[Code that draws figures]
==================================================

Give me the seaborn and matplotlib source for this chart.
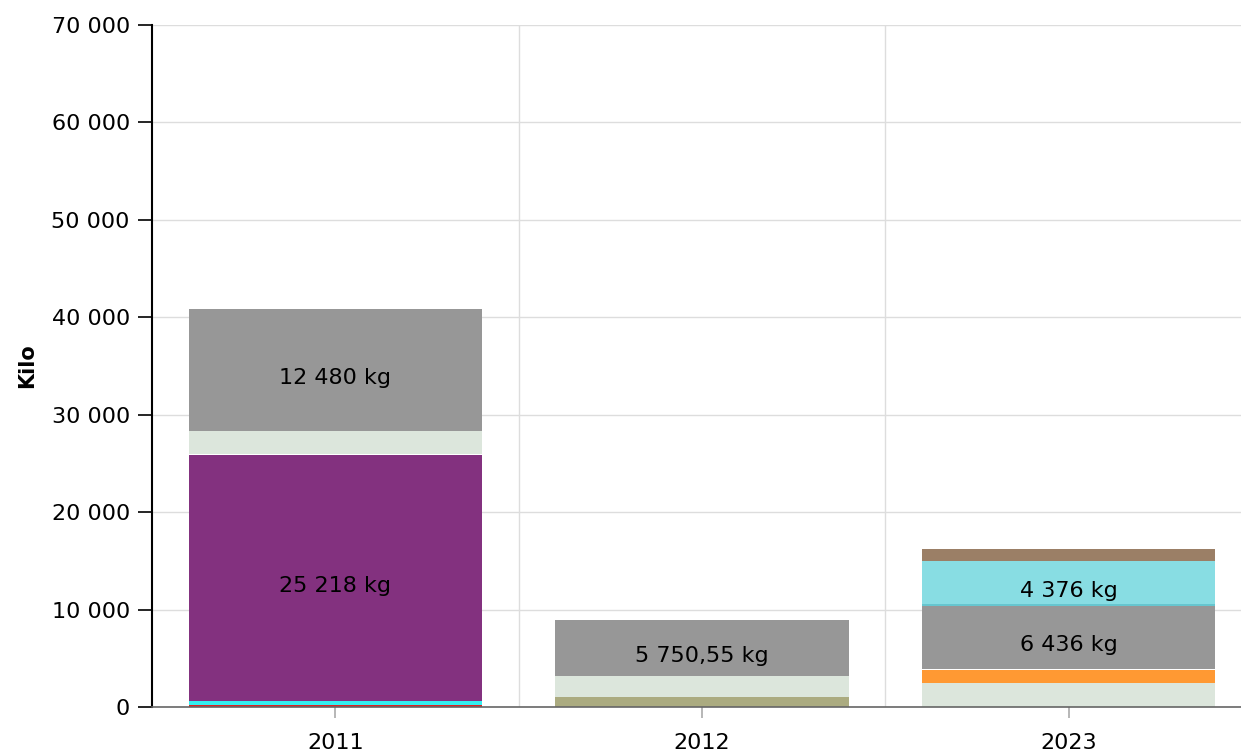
import pandas as pd
import matplotlib.pyplot as plt
import seaborn as sns
from matplotlib.ticker import FuncFormatter, FixedLocator

OUTPUT_IMAGE = 'out.png'

# Data: segments per year, listed bottom -> top
years = ['2011', '2012', '2023']
seg_year = ['2011', '2011', '2011', '2011', '2011', '2011',
            '2012', '2012', '2012',
            '2023', '2023', '2023', '2023', '2023', '2023', '2023']
seg_kind = ['red', 'cyan', 'purple', 'white', 'lightgreen', 'gray',
            'olive', 'lightgreen', 'gray',
            'lightgreen', 'orange', 'white', 'gray', 'teal', 'lightblue', 'brown']
seg_kg = [200, 420, 25218, 100, 2430, 12480,
          1030, 2160, 5750.55,
          2450, 1300, 200, 6436, 180, 4376, 1300]
seg_label = ['', '', '25 218 kg', '', '', '12 480 kg',
             '', '', '5 750,55 kg',
             '', '', '', '6 436 kg', '', '4 376 kg', '']

colors = {
    'red': '#dd2222',
    'cyan': '#33eef0',
    'purple': '#83317f',
    'white': '#ffffff',
    'lightgreen': '#dce6dc',
    'gray': '#979797',
    'olive': '#abab80',
    'orange': '#ff9933',
    'teal': '#66c6cf',
    'lightblue': '#88dde3',
    'brown': '#9b7f66',
}


def fmt_thousands(v, pos):
    return f"{int(v):,}".replace(',', ' ')


def generate_plot():
    df = pd.DataFrame({'year': seg_year, 'kind': seg_kind,
                       'kg': seg_kg, 'label': seg_label})
    df['top'] = df.groupby('year')['kg'].cumsum()
    df['bottom'] = df['top'] - df['kg']

    sns.set_theme(style='white')
    plt.rcParams['font.family'] = ['DejaVu Sans']

    fig = plt.figure(figsize=(12.41, 7.54), dpi=100)
    ax = fig.add_axes([152 / 1241, 47 / 754, 1100 / 1241, 682 / 754])

    # stacked bars: draw cumulative tops from highest to lowest so lower
    # segments overlay the upper ones
    for _, row in df.sort_values('top', ascending=False).iterrows():
        sns.barplot(x=[row['year']], y=[row['top']], order=years,
                    color=colors[row['kind']], saturation=1, width=0.8,
                    errorbar=None, linewidth=0, ax=ax)

    # value labels
    for _, row in df[df['label'] != ''].iterrows():
        xi = years.index(row['year'])
        ax.annotate(row['label'], xy=(xi, row['bottom'] + row['kg'] / 2),
                    xytext=(0, -8), textcoords='offset pixels',
                    ha='center', va='center', fontsize=16, color='#000000')

    ax.set_xlim(-0.5, 2.5)
    ax.set_ylim(0, 70000)
    ax.set_yticks(range(0, 70001, 10000))
    ax.yaxis.set_major_formatter(FuncFormatter(fmt_thousands))
    ax.xaxis.set_minor_locator(FixedLocator([0.5, 1.5]))

    ax.grid(axis='y', which='major', color='#dddddd', linewidth=1)
    ax.grid(axis='x', which='minor', color='#dddddd', linewidth=1)
    ax.grid(axis='x', which='major', visible=False)
    ax.set_axisbelow(True)

    ax.set_xlabel('')
    ax.set_ylabel('Kilo', fontsize=15, fontweight='bold', labelpad=10,
                  color='#000000')

    ax.tick_params(axis='y', which='major', left=True, length=10, width=1.2,
                   color='black', pad=6, labelsize=16, labelcolor='#000000')
    ax.tick_params(axis='x', which='major', bottom=True, length=8, width=1.2,
                   color='#aaaaaa', pad=11, labelsize=16, labelcolor='#000000')
    ax.tick_params(axis='x', which='minor', bottom=False, length=0)

    for side in ['top', 'right']:
        ax.spines[side].set_visible(False)
    ax.spines['left'].set_color('black')
    ax.spines['left'].set_linewidth(1.5)
    ax.spines['bottom'].set_color('#666666')
    ax.spines['bottom'].set_linewidth(1.2)

    fig.savefig(OUTPUT_IMAGE, dpi=100)


if __name__ == "__main__":
    generate_plot()
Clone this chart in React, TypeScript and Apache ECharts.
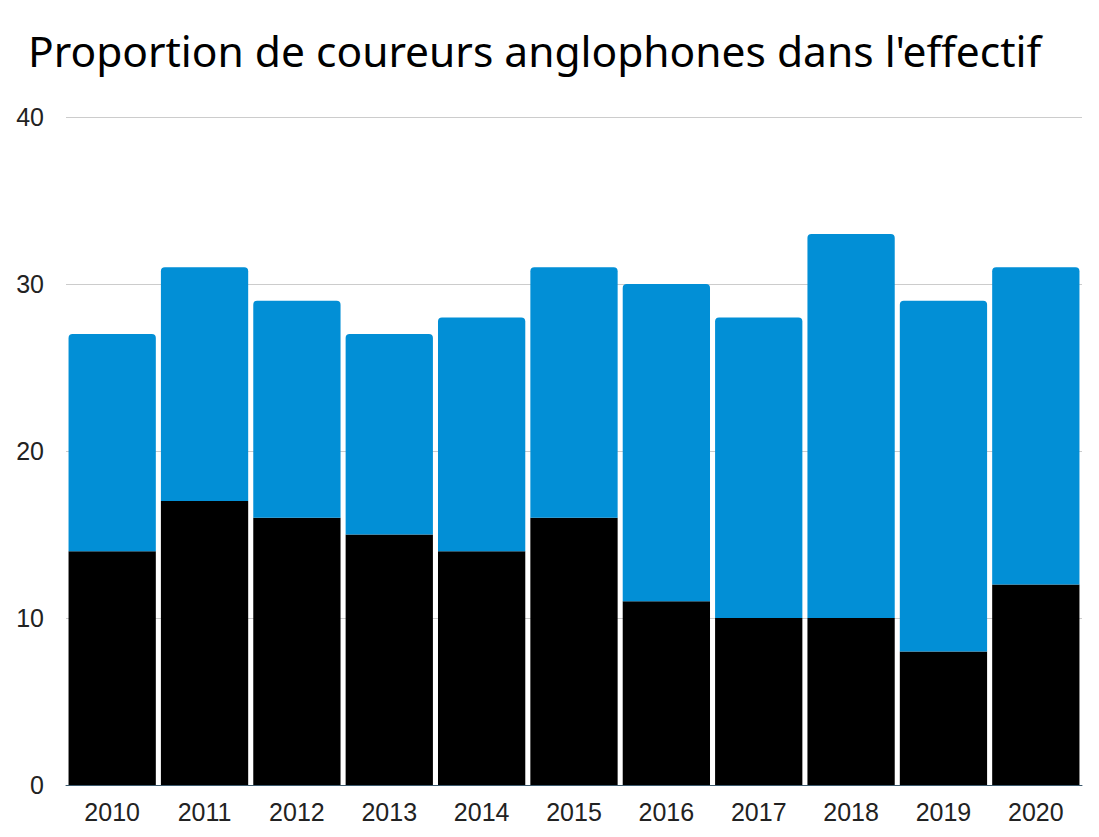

==================================================

Short problem
Leave out any pictures, please, and quote only the lines from the top of the data through the line that contains "errorbar=None, linewidth=0, ax=ax)".

Written reply
Give me the seaborn and matplotlib source for this chart.
import pandas as pd
import matplotlib.pyplot as plt
import seaborn as sns
from matplotlib.ticker import FuncFormatter, FixedLocator

OUTPUT_IMAGE = 'out.png'

# Data: segments per year, listed bottom -> top
years = ['2011', '2012', '2023']
seg_year = ['2011', '2011', '2011', '2011', '2011', '2011',
            '2012', '2012', '2012',
            '2023', '2023', '2023', '2023', '2023', '2023', '2023']
seg_kind = ['red', 'cyan', 'purple', 'white', 'lightgreen', 'gray',
            'olive', 'lightgreen', 'gray',
            'lightgreen', 'orange', 'white', 'gray', 'teal', 'lightblue', 'brown']
seg_kg = [200, 420, 25218, 100, 2430, 12480,
          1030, 2160, 5750.55,
          2450, 1300, 200, 6436, 180, 4376, 1300]
seg_label = ['', '', '25 218 kg', '', '', '12 480 kg',
             '', '', '5 750,55 kg',
             '', '', '', '6 436 kg', '', '4 376 kg', '']

colors = {
    'red': '#dd2222',
    'cyan': '#33eef0',
    'purple': '#83317f',
    'white': '#ffffff',
    'lightgreen': '#dce6dc',
    'gray': '#979797',
    'olive': '#abab80',
    'orange': '#ff9933',
    'teal': '#66c6cf',
    'lightblue': '#88dde3',
    'brown': '#9b7f66',
}


def fmt_thousands(v, pos):
    return f"{int(v):,}".replace(',', ' ')


def generate_plot():
    df = pd.DataFrame({'year': seg_year, 'kind': seg_kind,
                       'kg': seg_kg, 'label': seg_label})
    df['top'] = df.groupby('year')['kg'].cumsum()
    df['bottom'] = df['top'] - df['kg']

    sns.set_theme(style='white')
    plt.rcParams['font.family'] = ['DejaVu Sans']

    fig = plt.figure(figsize=(12.41, 7.54), dpi=100)
    ax = fig.add_axes([152 / 1241, 47 / 754, 1100 / 1241, 682 / 754])

    # stacked bars: draw cumulative tops from highest to lowest so lower
    # segments overlay the upper ones
    for _, row in df.sort_values('top', ascending=False).iterrows():
        sns.barplot(x=[row['year']], y=[row['top']], order=years,
                    color=colors[row['kind']], saturation=1, width=0.8,
                    errorbar=None, linewidth=0, ax=ax)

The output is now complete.